The Corner

Martial Law in Iraq?

A Wall Street Journal report today says Iraq’s Interior Minister has raised the prospect of martial law in Iraq if the bombing attacks continue. This is not surprising, since no society can tolerate over the long run the kind of violence Iraq has suffered in recent months. I have long thought that once the Iraqis have the chance, they’ll be much tougher in cracking down on the insurgency than we have been. Here, for example, is what former Iraqi Governing Council member Younadem Kana, an Assyrian Christian, told NRO’s Meghan Clyne a few weeks ago: “If Iraqis are upset with the American troops, it’s mostly because they are very nice — too nice — with these criminals, dealing with them as prisoners of war. But they are not prisoners of war, they are criminals; they are killers.

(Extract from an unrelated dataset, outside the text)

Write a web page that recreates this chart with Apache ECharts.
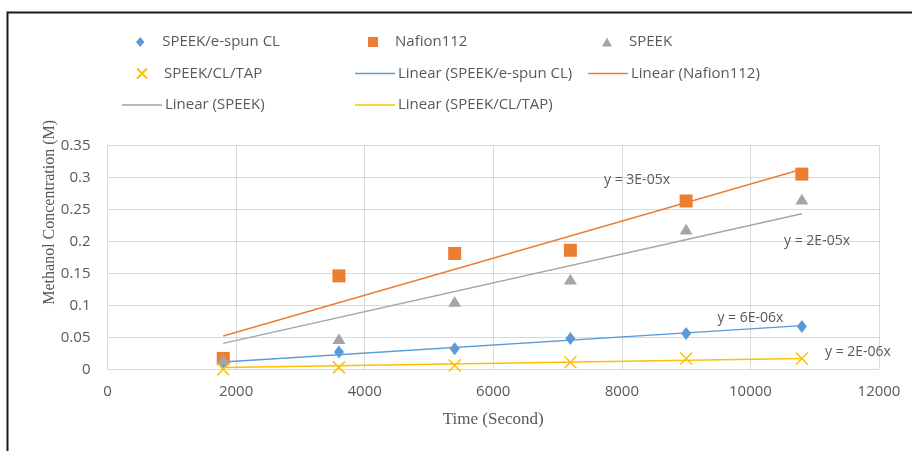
<!DOCTYPE html>
<html>
<head>
<meta charset="utf-8">
<script src="https://cdn.jsdelivr.net/npm/echarts@6/dist/echarts.min.js"></script>
<style>
  html, body { margin: 0; padding: 0; background: #fff; }
  #chart { width: 912px; height: 451px; }
</style>
</head>
<body>
<div id="chart"></div>
<script>
// Sampling times (s) and methanol concentration (M) per membrane
const times = [1800, 3600, 5400, 7200, 9000, 10800];
const espunCL = [0.011, 0.027, 0.032, 0.048, 0.056, 0.067];
const nafion112 = [0.017, 0.146, 0.181, 0.186, 0.263, 0.305];
const speek = [0.015, 0.048, 0.106, 0.141, 0.219, 0.266];
const clTap = [0.0, 0.003, 0.006, 0.011, 0.017, 0.017];

const xTicks = { min: 0, max: 12000, interval: 2000 };
const yTicks = { min: 0, max: 0.35, interval: 0.05 };

const names = ['SPEEK/e-spun CL', 'Nafion112', 'SPEEK', 'SPEEK/CL/TAP'];
const colors = ['#5B9BD5', '#ED7D31', '#A5A5A5', '#FFC000'];
const seriesValues = [espunCL, nafion112, speek, clTap];

// where each trendline equation sits, in axis units
const eqLabelAt = [[10000, 0.0806], [8236, 0.2958], [11036, 0.2009], [11673, 0.0275]];

const diamondPath = 'path://M5,0L10,6L5,12L0,6Z';
const squarePath = 'path://M0,0H10V10H0Z';
const trianglePath = 'path://M5,0L10,9L0,9Z';
const crossPath = 'path://M0,0L10,10M10,0L0,10';
const strokePath = 'path://M0,0H40V1.5H0Z';
const symbols = [diamondPath, squarePath, trianglePath, crossPath];
const symbolSizes = [[12, 13], 13, [13, 12], 12];

// least-squares slope of a line through the origin
function slopeThroughOrigin(xs, ys) {
  let sxy = 0, sxx = 0;
  xs.forEach((x, i) => { sxy += x * ys[i]; sxx += x * x; });
  return sxy / sxx;
}
function excelSci(v) {
  const [m, e] = v.toExponential(0).split('e');
  const exp = parseInt(e, 10);
  const sign = exp < 0 ? '-' : '+';
  return m + 'E' + sign + String(Math.abs(exp)).padStart(2, '0');
}

const textGray = '#595959';
const gridGray = '#D9D9D9';

const series = [];
names.forEach((name, i) => {
  const k = slopeThroughOrigin(times, seriesValues[i]);
  const x0 = times[0], x1 = times[times.length - 1];
  series.push({
    name: 'Linear (' + name + ')',
    type: 'line',
    symbol: 'none',
    z: 2,
    data: [[x0, k * x0], [x1, k * x1]],
    lineStyle: { color: colors[i], width: 1.5 },
    itemStyle: { color: colors[i] },
    markPoint: {
      symbol: 'rect',
      symbolSize: 1,
      itemStyle: { color: 'rgba(0,0,0,0)' },
      label: {
        show: true,
        position: 'inside',
        color: textGray,
        fontSize: 14,
        fontFamily: 'Open Sans',
        formatter: 'y = ' + excelSci(k) + 'x'
      },
      data: [{ coord: eqLabelAt[i] }]
    }
  });
});
names.forEach((name, i) => {
  const isCross = i === 3;
  series.push({
    name: name,
    type: 'scatter',
    z: 3,
    symbol: symbols[i],
    symbolSize: symbolSizes[i],
    symbolKeepAspect: true,
    data: times.map((t, j) => [t, seriesValues[i][j]]),
    itemStyle: isCross
      ? { color: colors[i], borderColor: colors[i], borderWidth: 1.5, opacity: 1 }
      : { color: colors[i], opacity: 1 }
  });
});

// one legend entry per component so every entry sits in its own slot
function legendEntry(name, icon, left, rowCenter, isMarker) {
  return {
    left: left,
    top: rowCenter - 9,
    padding: 0,
    itemGap: 0,
    itemWidth: isMarker ? 10 : 40,
    itemHeight: isMarker ? 10 : 9,
    selectedMode: false,
    textStyle: {
      color: textGray,
      fontSize: 15,
      fontFamily: 'Open Sans',
      lineHeight: 18,
      padding: isMarker ? [0, 0, 0, 12] : [0, 0, 0, -2]
    },
    data: [{ name: name, icon: icon }]
  };
}
const rows = [42, 73.5, 105];
const legends = [
  legendEntry(names[0], diamondPath, 136, rows[0], true),
  legendEntry(names[1], squarePath, 368, rows[0], true),
  legendEntry(names[2], trianglePath, 602, rows[0], true),
  legendEntry(names[3], crossPath, 136, rows[1], true),
  legendEntry('Linear (' + names[0] + ')', strokePath, 355, rows[1], false),
  legendEntry('Linear (' + names[1] + ')', strokePath, 588, rows[1], false),
  legendEntry('Linear (' + names[2] + ')', strokePath, 122, rows[2], false),
  legendEntry('Linear (' + names[3] + ')', strokePath, 355, rows[2], false)
];

const option = {
  animation: false,
  backgroundColor: '#fff',
  textStyle: { fontFamily: 'Open Sans' },
  grid: { left: 107.5, right: 33, top: 145.3, bottom: 81.7 },
  legend: legends,
  xAxis: {
    type: 'value',
    min: xTicks.min, max: xTicks.max, interval: xTicks.interval,
    name: 'Time (Second)',
    nameLocation: 'middle',
    nameGap: 42,
    nameMoveOverlap: false,
    nameTextStyle: { fontFamily: 'Liberation Serif', fontSize: 17, color: textGray },
    axisLine: { show: true, lineStyle: { color: gridGray } },
    axisTick: { show: false },
    axisLabel: {
      color: textGray, fontSize: 15, margin: 15, fontFamily: 'Open Sans',
      formatter: v => String(v)
    },
    splitLine: { show: true, lineStyle: { color: gridGray } }
  },
  yAxis: {
    type: 'value',
    min: yTicks.min, max: yTicks.max, interval: yTicks.interval,
    name: 'Methanol Concentration (M)',
    nameLocation: 'middle',
    nameGap: 50,
    nameMoveOverlap: false,
    nameTextStyle: {
      fontFamily: 'Liberation Serif', fontSize: 16, color: textGray,
      padding: [0, 0, 0, 90]
    },
    axisLine: { show: true, lineStyle: { color: gridGray } },
    axisTick: { show: false },
    axisLabel: { color: textGray, fontSize: 15, margin: 17, fontFamily: 'Open Sans' },
    splitLine: { show: true, lineStyle: { color: gridGray } }
  },
  graphic: [{
    type: 'rect',
    silent: true,
    z: 100,
    shape: { x: 7.5, y: 12.5, width: 1200, height: 800 },
    style: { fill: 'none', stroke: '#1a1a1a', lineWidth: 2 }
  }],
  series: series
};

const chart = echarts.init(document.getElementById('chart'), null, { renderer: 'canvas' });
chart.setOption(option);
</script>
</body>
</html>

But Geneva Convention rules put pressure on the Americans to be nice, and to take good care of them.” In the Journal report today, a U.S. official is quoted referring obliquely to the fact that Iraqis will be much less “nice” than Americans have been: “There are going to be Iraqi solutions to a lot of these problems and they will not necessarily be the solutions that we would have tried to use, but that is what sovereignty is about.” Martial law or similar measures will create embarrassment among some Wilsonian supporters of the war and prompt howls from the war’s critics, but security is the predicate for all other progress in Iraq. So long as a crackdown can be implemented without destroying the country’s democratic evolution, it will be a welcome development—certainly to Iraqis, if not to second-guessers here at home.